Nonlinear analysis of square concrete-filled double-skin steel tubular columns under axial compression

Abstract

This paper studies the characteristics of square concrete-filled double-skin steel tubular (CFDST) short columns with inner circular steel tube by performing a series of nonlinear finite element (FE) analysis. The precise definitions of the behavior of the material are the initial requirement of numerical modeling. The existing models for predicting the behavior of the concrete core confined by the circular tube are not suitable since the mechanism of the concrete confinement in square composite columns is different from that of the circular ones. Also, ignoring the confinement effects on improving the concrete strength may lead to conservative results. In this paper, the confinement effects provided by the steel tubes on the concrete core in square CFDST columns are taken into account in the concrete constitutive model. The verified FE model is utilized to investigate the effects of important parameters on the ultimate axial strength, energy absorption capacity, ductility, and interaction performance of CFDST columns.

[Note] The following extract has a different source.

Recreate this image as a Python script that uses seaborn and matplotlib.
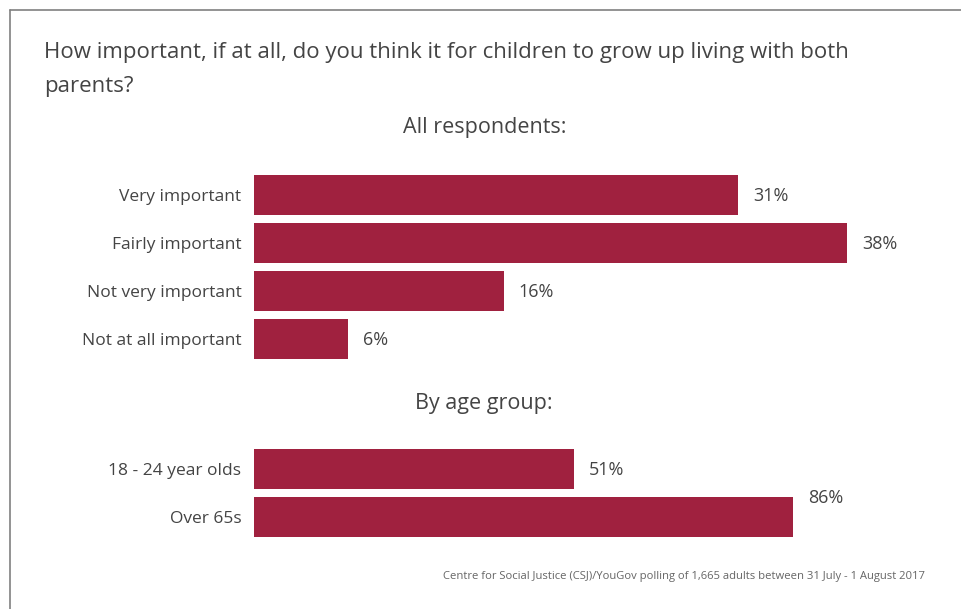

A new design equation is suggested based on stress distribution over the concrete cross-section. It is shown that material properties and dimensions of composite columns can highly affect their performance. Also, the thickness of the inner tube must be controlled to prevent its premature failure. Validation of the design equation shows that it leads to the satisfactory predictions of the ultimate strengths of square CFDST short columns under axial loading.